Quite beyond darning, even supposing I did such esoteric things.

Tuesday, 26 January 2010

Another Tuesday trip!

The excitement may be more than I can bear.

I’d heard about the opening of the new premises of the National Needlework Archive, which used to be in Southampton but is now in Newbury, so we thought we’d take a look. [So great is my antipathy to driving in Southampton that I would far rather go to Newbury.]

So we pottered up there  – and arrived in the middle of a power cut. However there was enough light to see by, so we had a good look round. The exhibition space is not enormous – the building was previously the chapel for Greenham Airforce base – but there were some interesting textiles, old and new, and a couple of sewing machines as well.

There is a wonderful irony in an exhibition of ‘women’s work’ in a  place that was once famous for its efforts to keep women out. And, like their suffragette predecessors, those women used textiles  to publicise their cause.

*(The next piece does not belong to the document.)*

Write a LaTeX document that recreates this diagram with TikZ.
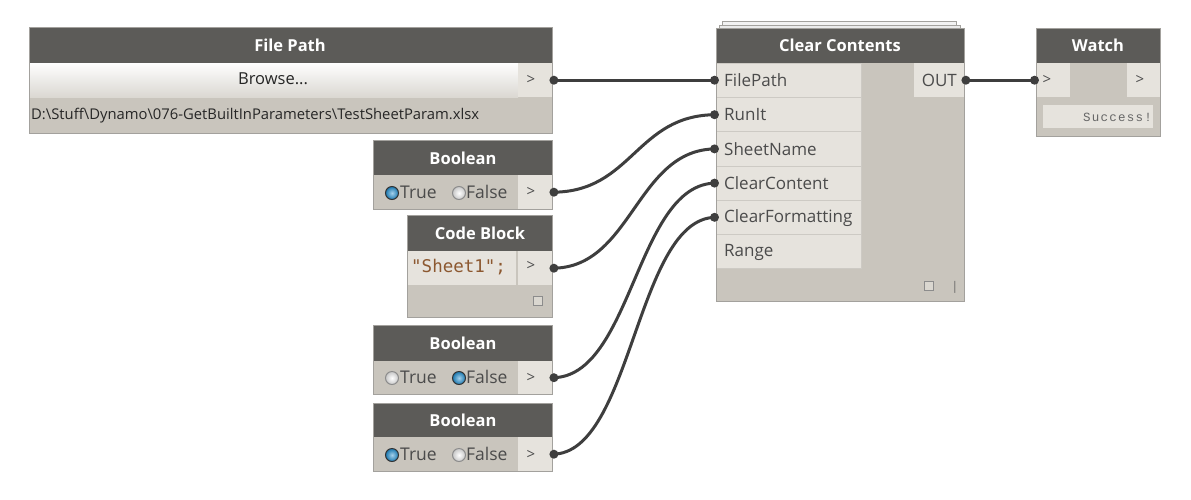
\documentclass[tikz,border=0pt]{standalone}
\usepackage{fontspec}
\setmainfont{Open Sans}
\newfontfamily\codefont{DejaVu Sans Mono}
\newfontfamily\succfont[LetterSpace=10]{Liberation Mono}
\definecolor{hdrc}{RGB}{92,91,88}
\definecolor{bodyc}{RGB}{201,197,189}
\definecolor{cellc}{RGB}{230,227,221}
\definecolor{bordc}{RGB}{163,161,157}
\definecolor{sepc}{RGB}{205,202,196}
\definecolor{txtc}{RGB}{75,75,75}
\definecolor{wirec}{RGB}{62,62,62}
\definecolor{codec}{RGB}{140,88,48}
\definecolor{radblue}{RGB}{30,140,205}
\tikzset{
  outerbox/.style={draw=bordc, line width=1.3pt, fill=bodyc, inner sep=0pt, anchor=north west},
  frame/.style={draw=bordc, line width=1.3pt, inner sep=0pt, anchor=north west},
  hdr/.style={fill=hdrc, inner sep=0pt, anchor=north west},
  title/.style={text=white, font=\fontsize{16.5}{16.5}\selectfont\bfseries, inner sep=0pt},
  cell/.style={fill=cellc, inner sep=0pt, anchor=north west},
  lbl/.style={text=txtc, font=\fontsize{17}{17}\selectfont, inner sep=0pt},
  blbl/.style={text=txtc, font=\fontsize{17.5}{17.5}\selectfont, inner sep=0pt},
  arr/.style={text=txtc, font=\fontsize{15}{15}\selectfont, inner sep=0pt},
  wire/.style={draw=wirec, line width=3pt},
  nub/.style={fill=wirec, circle, inner sep=0pt, minimum size=9pt},
  radon/.style={circle, draw=black!80, line width=1pt, inner color=radblue!40!white, outer color=radblue!85!black, minimum size=13pt, inner sep=0pt},
  radoff/.style={circle, draw=black!45, line width=1pt, inner color=white, outer color=black!22, minimum size=13pt, inner sep=0pt},
  icon/.style={draw=black!45, line width=0.8pt, fill=cellc!60!bodyc, inner sep=0pt, minimum size=9pt, anchor=north west}
}
\begin{document}
\begin{tikzpicture}[x=1pt,y=-1pt]
\path[fill=white] (0,0) rectangle (1191,499);
\useasboundingbox (0,0) rectangle (1191,499);

% ---------- File Path ----------
\node[outerbox, minimum width=523pt, minimum height=106pt] (fp) at (29,27) {};
\node[hdr, minimum width=523pt, minimum height=36pt] (fph) at (29,27) {};
\node[title] (fpt) at (290,45) {File Path};
\node[inner sep=0pt, anchor=north west, minimum width=489pt, minimum height=34pt, top color=white!95!cellc, bottom color=cellc!95!black] (fpb) at (29,63) {};
\node[text=black!85, font=\fontsize{16.5}{16.5}\selectfont, inner sep=0pt] (fpbt) at (273,79) {Browse...};
\node[cell, minimum width=34pt, minimum height=34pt] (fpo) at (518,63) {};
\node[arr] (fpot) at (531,80) {>};
\node[text=black!85, font=\fontsize{14.8}{14.8}\selectfont, inner sep=0pt, anchor=west] (fppath) at (31,116) {D:\textbackslash Stuff\textbackslash Dynamo\textbackslash 076-GetBuiltInParameters\textbackslash TestSheetParam.xlsx};
\node[frame, minimum width=523pt, minimum height=106pt] (fpf) at (29,27) {};

% ---------- Boolean 1 ----------
\node[outerbox, minimum width=179pt, minimum height=69pt] (b1) at (373,140) {};
\node[hdr, minimum width=179pt, minimum height=35pt] (b1h) at (373,140) {};
\node[title] (b1t) at (463,158) {Boolean};
\node[cell, minimum width=34pt, minimum height=34pt] (b1o) at (518,175) {};
\node[arr] (b1ot) at (531,192) {>};
\node[radon] (b1r1) at (392,193) {};
\node[blbl, anchor=west] (b1l1) at (400,192) {True};
\node[radoff] (b1r2) at (459,193) {};
\node[blbl, anchor=west] (b1l2) at (466,192) {False};
\node[frame, minimum width=179pt, minimum height=69pt] (b1f) at (373,140) {};

% ---------- Code Block ----------
\node[outerbox, minimum width=145pt, minimum height=102pt] (cb) at (407,215) {};
\node[hdr, minimum width=145pt, minimum height=36pt] (cbh) at (407,215) {};
\node[title] (cbt) at (480,233) {Code Block};
\node[cell, minimum width=109pt, minimum height=34pt] (cbc) at (407,251) {};
\node[text=codec, font=\codefont\fontsize{17.5}{17.5}\selectfont, inner sep=0pt, anchor=west] (cbct) at (411,267) {"Sheet1";};
\node[cell, minimum width=34pt, minimum height=34pt] (cbo) at (518,251) {};
\node[arr] (cbot) at (531,266) {>};
\node[icon] (cbi) at (533,296) {};
\node[frame, minimum width=145pt, minimum height=102pt] (cbf) at (407,215) {};

% ---------- Boolean 2 ----------
\node[outerbox, minimum width=179pt, minimum height=69pt] (b2) at (373,325) {};
\node[hdr, minimum width=179pt, minimum height=36pt] (b2h) at (373,325) {};
\node[title] (b2t) at (463,343) {Boolean};
\node[cell, minimum width=34pt, minimum height=33pt] (b2o) at (518,361) {};
\node[arr] (b2ot) at (531,378) {>};
\node[radoff] (b2r1) at (392,378) {};
\node[blbl, anchor=west] (b2l1) at (400,377) {True};
\node[radon] (b2r2) at (459,378) {};
\node[blbl, anchor=west] (b2l2) at (466,377) {False};
\node[frame, minimum width=179pt, minimum height=69pt] (b2f) at (373,325) {};

% ---------- Boolean 3 ----------
\node[outerbox, minimum width=179pt, minimum height=68pt] (b3) at (373,403) {};
\node[hdr, minimum width=179pt, minimum height=34pt] (b3h) at (373,403) {};
\node[title] (b3t) at (463,420) {Boolean};
\node[cell, minimum width=34pt, minimum height=34pt] (b3o) at (518,437) {};
\node[arr] (b3ot) at (531,455) {>};
\node[radon] (b3r1) at (392,455) {};
\node[blbl, anchor=west] (b3l1) at (400,454) {True};
\node[radoff] (b3r2) at (459,455) {};
\node[blbl, anchor=west] (b3l2) at (466,454) {False};
\node[frame, minimum width=179pt, minimum height=68pt] (b3f) at (373,403) {};

% ---------- Clear Contents ----------
\node[draw=bordc, line width=1.2pt, fill=black!5, inner sep=0pt, anchor=north west, minimum width=234pt, minimum height=12pt] (ccs2) at (722,21) {};
\node[draw=bordc, line width=1.2pt, fill=black!8, inner sep=0pt, anchor=north west, minimum width=241pt, minimum height=10pt] (ccs1) at (719,24.5) {};
\node[outerbox, minimum width=248pt, minimum height=273pt] (cc) at (716,28) {};
\node[hdr, minimum width=248pt, minimum height=35pt] (cch) at (716,28) {};
\node[title] (cct) at (840,45) {Clear Contents};
\node[cell, minimum width=145pt, minimum height=34.2pt, draw=sepc, line width=0.8pt] (in1) at (716,63) {};
\node[cell, minimum width=145pt, minimum height=34.2pt, draw=sepc, line width=0.8pt] (in2) at (716,97.2) {};
\node[cell, minimum width=145pt, minimum height=34.2pt, draw=sepc, line width=0.8pt] (in3) at (716,131.4) {};
\node[cell, minimum width=145pt, minimum height=34.2pt, draw=sepc, line width=0.8pt] (in4) at (716,165.6) {};
\node[cell, minimum width=145pt, minimum height=34.2pt, draw=sepc, line width=0.8pt] (in5) at (716,199.8) {};
\node[cell, minimum width=145pt, minimum height=34.2pt, draw=sepc, line width=0.8pt] (in6) at (716,234) {};
\node[lbl, anchor=west] (in1t) at (724,80.5) {FilePath};
\node[lbl, anchor=west] (in2t) at (724,115) {RunIt};
\node[lbl, anchor=west] (in3t) at (724,149.5) {SheetName};
\node[lbl, anchor=west] (in4t) at (724,183.5) {ClearContent};
\node[lbl, anchor=west] (in5t) at (724,218) {ClearFormatting};
\node[lbl, anchor=west] (in6t) at (724,252.5) {Range};
\node[cell, minimum width=50pt, minimum height=34pt] (ccout) at (914,63) {};
\node[lbl, anchor=east] (ccoutt) at (957,80.5) {OUT};
\node[icon] (cci) at (924,281) {};
\node[text=black!60, font=\fontsize{12}{12}\selectfont, inner sep=0pt] (ccbar) at (955,287) {|};
\node[frame, minimum width=248pt, minimum height=273pt] (ccf) at (716,28) {};

% ---------- Watch ----------
\node[outerbox, minimum width=124pt, minimum height=108pt] (w) at (1036,28) {};
\node[hdr, minimum width=124pt, minimum height=35pt] (wh) at (1036,28) {};
\node[title] (wt) at (1098,45) {Watch};
\node[cell, minimum width=34pt, minimum height=34pt] (win) at (1036,63) {};
\node[arr] (wint) at (1047,80) {>};
\node[cell, minimum width=33pt, minimum height=34pt] (wout) at (1127,63) {};
\node[arr] (woutt) at (1140,80) {>};
\node[cell, minimum width=110pt, minimum height=23pt] (wv) at (1043,105) {};
\node[text=black!60, font=\succfont\fontsize{12.5}{12.5}\selectfont, inner sep=0pt, anchor=east] (wvt) at (1152,117) {Success!};
\node[frame, minimum width=124pt, minimum height=108pt] (wf) at (1036,28) {};

% ---------- Wires ----------
\draw[wire] (fpo.east) -- (fpo.east -| in1.west);
\draw[wire] (b1o.east) .. controls +(80,0) and +(-80,0) .. (in2.west);
\draw[wire] (cbo.east) .. controls +(80,0) and +(-80,0) .. (in3.west);
\draw[wire] (b2o.east) .. controls +(80,0) and +(-80,0) .. (in4.west);
\draw[wire] (b3o.east) .. controls +(80,0) and +(-80,0) .. (in5.west);
\draw[wire] (ccout.east) -- (ccout.east -| win.west);

% port nubs
\foreach \p in {fpo.east, b1o.east, cbo.east, b2o.east, b3o.east, ccout.east}
  \node[nub] at ([xshift=1.5pt]\p) {};
\foreach \p in {in2.west, in3.west, in4.west, in5.west}
  \node[nub] at ([xshift=-1.5pt]\p) {};
\node[nub] at ([xshift=-1.5pt]fpo.east -| in1.west) {};
\node[nub] at ([xshift=-1.5pt]ccout.east -| win.west) {};
\end{tikzpicture}
\end{document}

On the way home we popped into Whitchurch Silk Mill again. If you Gift Aid your entrance fee, you get free entry for a year, which is quite a bargain. Wensleydale always enjoys the technology, and their little exhibitions are usually interesting – at the moment there is one about scagliola, and another about wooden printing blocks. [I’m sure you know that silk is used in making scagliola. And of course you know what scagliola is, like I do – now.]